FAA and Harris Restore Air Traffic Operations to Puerto Rico
On September 20, 2017, Hurricane Maria made landfall in Puerto Rico leaving residents without power and grounding all flights entering and leaving San Juan Airport (SJU) making it difficult to provide aid. It was a category 5 hurricane, the worst disaster ever recorded in Puerto Rico and the most intense tropical cyclone the world saw in 2017.
Enter the Federal Aviation Administration (FAA) and Harris Corporation. The two organizations restored vital communications with use of the FAA Telecommunications Infrastructure (FTI), a network across the United States and all its territories that connects aircraft, air traffic facilities, and all the airspace in between. By working together, air traffic operations resumed so relief could continue.
The Harris team migrated communications and built advanced solutions to restore connectivity to the island territory quickly. Together they restored critical communications between San Juan Center and Miami Center and deployed an emergency flyaway satellite communications system to reconnect air traffic facilities on the island.
As a result, San Juan Center operations were restored in just 48 hours.
"The professionalism and technical expertise (the Harris) team provided was key in making restorations to our national operations,” said Vaughn A. Turner, Vice President, Technical Operations Services, FAA. “(Harris) were steadfast in their support of NAS Operations."

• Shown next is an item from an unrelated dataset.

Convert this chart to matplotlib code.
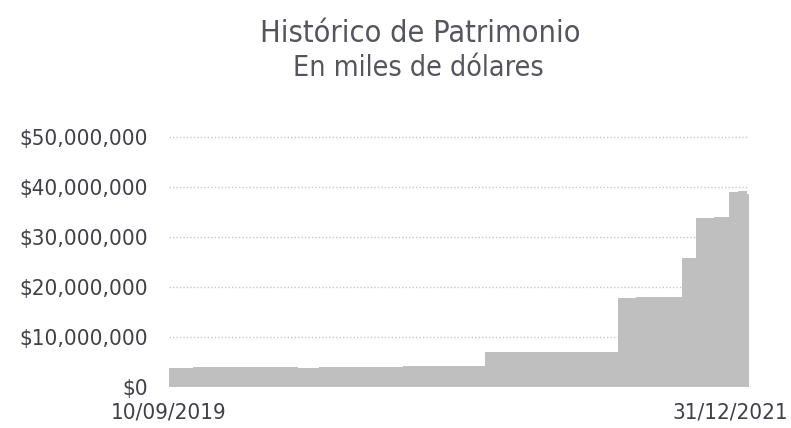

After critical communications were restored, work was not finished. Harris team members worked with the government of Puerto Rico to repair damaged radomes, structures containing radar equipment, and other air traffic infrastructure so the island could resume normal operations.
As of February 2018 normal services have been restored and the ATC infrastructure is fully operational. The flyaway and mobile gateway solutions have been returned to storage as Harris and the FAA prepare for the upcoming hurricane season.
“We experienced problems never encountered before due to these storms,” said Turner. “Cooperation with the FAA and coordination of resources and new technology for the NAS made all of this possible.”